Secondly, when you've loaded a reasonably large) JPEG image into memory and you select to do one of the conversions, like JPEG to RGB565, it then has to have a buffer allocated, in addition to the already allocated JPEG buffer, for the BITMAP data, and that often results in a memory failure. There just isn't enough memory on th ESP32-CAM to accommodate the target BITMAP buffer. So it fails.
I did a FEW tests and it's pretty clear that it only succeeds if you've grabbed one of the SMALLEST JPEG frame buffers. But, dang it, I want a BITMAP that's the BIGGEST possible size. Why can't I do that??? Oh, right, the designers didn't provide enough memory on the board to handle it.
SUGGESTION : FINAL
So here's my final suggestion: Since we can't grab an entire FRAMESIZE_UXGA , 1600x1200, frame how about there be a new function that grabs a PORTION of the specified frame. When you indicate that you want FRAMESIZE_UXGA it implicitly means that you want the ACTUAL pixel data available from the camera. You don't want it averaged or picking up pixels at regular intervals, you want the actual resolution of the camera. So how about this:
Code: Select all
esp_camera_fb_get(size_t UpperLeftX, size_t UpperLeftY, size_t Height, size_t Width);
Taking that approach the program could get any subsection of the image it wants AND at the resolution he wants (resolution effectively being specified by the requested frame size).

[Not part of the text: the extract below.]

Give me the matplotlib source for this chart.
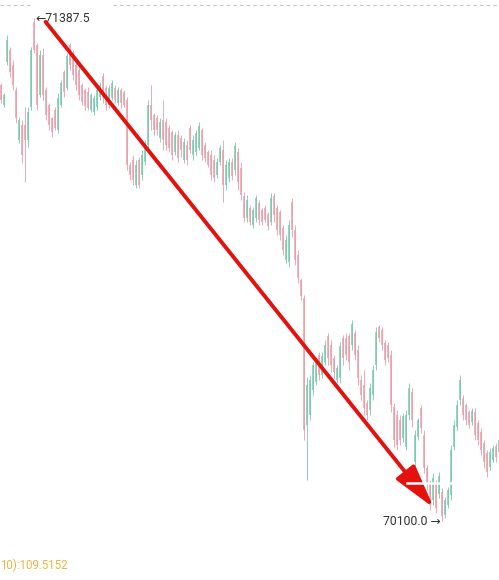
import matplotlib
matplotlib.use("Agg")
import matplotlib.pyplot as plt
import numpy as np
from matplotlib.patches import FancyArrowPatch

# candle data (price)
highs = [
    71222, 71196, 71344, 71314, 71280, 71211, 71134, 71127, 71160, 71160,
    71314, 71387.5, 71324, 71306, 71311, 71211, 71170, 71134, 71160, 71196,
    71229, 71255, 71298, 71324, 71306, 71280, 71268, 71222, 71209, 71211,
    71196, 71191, 71209, 71224, 71247, 71216, 71216, 71229, 71216, 71211,
    71209, 71204, 71186, 71019, 71037, 71024, 71032, 71050, 71076, 71178,
    71216, 71145, 71140, 71132, 71178, 71132, 71114, 71101, 71096, 71101,
    71088, 71081, 71076, 71114, 71088, 71101, 71122, 71106, 71070, 71050,
    71050, 71037, 71030, 71063, 71076, 71024, 71030, 71030, 71070, 71055,
    71019, 70942, 70935, 70909, 70904, 70935, 70922, 70902, 70909, 70891,
    70940, 70940, 70909, 70896, 70858, 70832, 70871, 70927, 70858, 70794,
    70722, 70679, 70469, 70474, 70507, 70518, 70533, 70533, 70564, 70582,
    70564, 70525, 70500, 70558, 70576, 70582, 70582, 70615, 70589, 70551,
    70474, 70487, 70410, 70454, 70500, 70597, 70602, 70597, 70564, 70558,
    70538, 70402, 70384, 70372, 70377, 70384, 70454, 70441, 70333, 70364,
    70397, 70333, 70244, 70205, 70223, 70205, 70226, 70185, 70162, 70187,
    70295, 70359, 70410, 70474, 70423, 70402, 70384, 70390, 70390, 70359,
    70338, 70308, 70282, 70287, 70295, 70300, 70315,
]
lows = [
    71170, 71160, 71268, 71237, 71204, 71119, 71068, 71017, 70968, 71058,
    71152, 71298, 71152, 71186, 71178, 71127, 71101, 71083, 71101, 71094,
    71160, 71186, 71204, 71255, 71229, 71204, 71178, 71165, 71152, 71152,
    71147, 71140, 71152, 71178, 71170, 71152, 71158, 71178, 71170, 71165,
    71158, 71160, 70999, 70973, 70960, 70953, 70953, 70973, 71012, 71050,
    71101, 71088, 71088, 71070, 71050, 71050, 71045, 71024, 71037, 71019,
    71032, 71017, 71012, 71042, 71024, 71037, 71050, 71024, 71019, 71006,
    70973, 70968, 70978, 71012, 70917, 70948, 70968, 70973, 70986, 70948,
    70922, 70866, 70866, 70858, 70850, 70866, 70858, 70858, 70866, 70845,
    70858, 70866, 70832, 70820, 70781, 70761, 70750, 70827, 70756, 70710,
    70666, 70308, 70205, 70359, 70423, 70448, 70461, 70466, 70500, 70500,
    70482, 70466, 70454, 70454, 70500, 70512, 70487, 70538, 70512, 70448,
    70410, 70372, 70359, 70372, 70410, 70487, 70558, 70538, 70500, 70507,
    70379, 70290, 70282, 70295, 70302, 70282, 70359, 70341, 70238, 70308,
    70326, 70223, 70180, 70128, 70141, 70121, 70159, 70100, 70108, 70134,
    70154, 70282, 70333, 70397, 70359, 70346, 70338, 70346, 70308, 70295,
    70269, 70236, 70213, 70231, 70251, 70251, 70269,
]
opens = [
    71216, 71165, 71275, 71306, 71268, 71204, 71076, 71114, 71114, 71076,
    71160, 71378, 71319, 71191, 71293, 71204, 71165, 71132, 71152, 71101,
    71165, 71250, 71209, 71319, 71293, 71268, 71255, 71216, 71204, 71198,
    71152, 71147, 71160, 71186, 71239, 71209, 71165, 71183, 71209, 71170,
    71204, 71198, 71178, 71012, 71024, 70960, 71024, 70986, 71019, 71063,
    71165, 71140, 71132, 71081, 71127, 71122, 71106, 71096, 71045, 71088,
    71081, 71024, 71063, 71106, 71037, 71045, 71055, 71101, 71063, 71045,
    71037, 71024, 70986, 71019, 71050, 70960, 70978, 71019, 70999, 71045,
    71004, 70932, 70876, 70902, 70858, 70876, 70914, 70896, 70902, 70886,
    70866, 70932, 70902, 70891, 70850, 70768, 70763, 70917, 70845, 70781,
    70717, 70671, 70346, 70372, 70436, 70456, 70525, 70474, 70507, 70574,
    70551, 70518, 70461, 70466, 70569, 70569, 70574, 70551, 70582, 70538,
    70461, 70448, 70402, 70384, 70423, 70500, 70597, 70589, 70556, 70551,
    70525, 70392, 70372, 70359, 70313, 70290, 70372, 70430, 70251, 70315,
    70390, 70320, 70236, 70198, 70154, 70198, 70169, 70174, 70116, 70141,
    70167, 70290, 70341, 70410, 70415, 70397, 70379, 70354, 70379, 70351,
    70328, 70300, 70274, 70238, 70256, 70292, 70277,
]
closes = [
    71178, 71191, 71332, 71250, 71216, 71132, 71127, 71037, 71076, 71147,
    71306, 71306, 71165, 71293, 71191, 71140, 71114, 71096, 71106, 71183,
    71222, 71198, 71291, 71268, 71242, 71216, 71191, 71173, 71163, 71158,
    71191, 71183, 71204, 71216, 71183, 71165, 71209, 71222, 71178, 71204,
    71170, 71165, 71012, 70986, 70973, 71012, 70960, 71037, 71063, 71165,
    71127, 71101, 71101, 71122, 71076, 71063, 71055, 71037, 71088, 71030,
    71050, 71070, 71024, 71050, 71076, 71094, 71111, 71037, 71030, 71012,
    70986, 70978, 71019, 71055, 70960, 71012, 71019, 70983, 71060, 70968,
    70935, 70876, 70922, 70866, 70896, 70927, 70871, 70866, 70871, 70855,
    70927, 70884, 70845, 70832, 70794, 70820, 70858, 70845, 70768, 70722,
    70676, 70333, 70448, 70461, 70500, 70507, 70474, 70523, 70551, 70518,
    70500, 70482, 70492, 70548, 70518, 70525, 70507, 70605, 70525, 70466,
    70423, 70390, 70372, 70441, 70487, 70584, 70569, 70551, 70512, 70518,
    70397, 70308, 70295, 70308, 70369, 70372, 70441, 70359, 70320, 70359,
    70338, 70236, 70192, 70141, 70210, 70134, 70215, 70113, 70154, 70180,
    70282, 70346, 70397, 70461, 70372, 70359, 70346, 70382, 70320, 70308,
    70282, 70251, 70226, 70277, 70287, 70264, 70308,
]
indicator_label = "10):109.5152"

up_color = "#78c9ad"
down_color = "#eb9da8"
label_fonts = ["Roboto", "DejaVu Sans"]

highs = np.array(highs, dtype=float)
lows = np.array(lows, dtype=float)
opens = np.array(opens, dtype=float)
closes = np.array(closes, dtype=float)
idx = np.arange(len(highs))
colors = [up_color if c >= o else down_color for o, c in zip(opens, closes)]

fig = plt.figure(figsize=(4.99, 5.80), dpi=100)
ax = fig.add_axes([0, 0, 1, 1])
ax.set_xlim(-0.2, 166.13)
ax.set_ylim(69949.2, 71434)
ax.axis("off")

# faint top dashed grid line
ax.hlines(71421, -0.2, 10, color="#c4c4c4", lw=0.8, linestyles=(0, (3, 3)))
ax.hlines(71421, 37.5, 166.13, color="#c4c4c4", lw=0.8, linestyles=(0, (3, 3)))

# candles: wick + body
ax.vlines(idx, lows, highs, colors=colors, lw=0.6)
ax.vlines(idx, np.minimum(opens, closes), np.maximum(opens, closes),
          colors=colors, lw=1.1)

# high / low markers
i_hi = int(np.argmax(highs))
i_lo = int(np.argmin(lows))
ax.text(i_hi + 0.7, highs[i_hi], "\u2190" + f"{highs[i_hi]:.1f}",
        ha="left", va="center", fontsize=8.8, color="#333333", family=label_fonts)
ax.text(i_lo - 0.4, lows[i_lo], f"{lows[i_lo]:.1f} \u2192",
        ha="right", va="center", fontsize=8.8, color="#333333", family=label_fonts)

# trend arrow
arrow = FancyArrowPatch((15.0, 71378), (144.4, 70134),
                        arrowstyle="-|>,head_length=1.35,head_width=0.36",
                        mutation_scale=20, color="#e3120f", lw=2.8,
                        shrinkA=0, shrinkB=0, zorder=5)
ax.add_patch(arrow)
ax.plot([135.5, 150.5], [70198, 70198], color="white", lw=1.8, zorder=6)

fig.text(0.0, 1 - 565 / 580, indicator_label, ha="left", va="center",
         fontsize=8.3, color="#f0b43c", family=label_fonts)

fig.savefig("out.png", dpi=100, facecolor="white")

In my particular app I'd be perfectly fine with getting just a small subsection as long as it had the highest resolution. If I scan that and don't find what I'm looking for I can load a different subsection and keep doing that until I find it. I can then remember what subsection it's in and only load that subsection on the next pass as I'm tracking its movement. Frankly, it would make tracking objects MUCH FASTER!
So, please, whoever is in charge of the core code, consider adding this function.
MY APP
As far as my app is concerned, and as the ESP32-CAM stands, I can't use the ESP32-CAM for this project. It just doesn't do what I need it to do. It's just utterly amazing to me that it contains a super high resolution camera but the programmer really does NOT have access to its full resolution.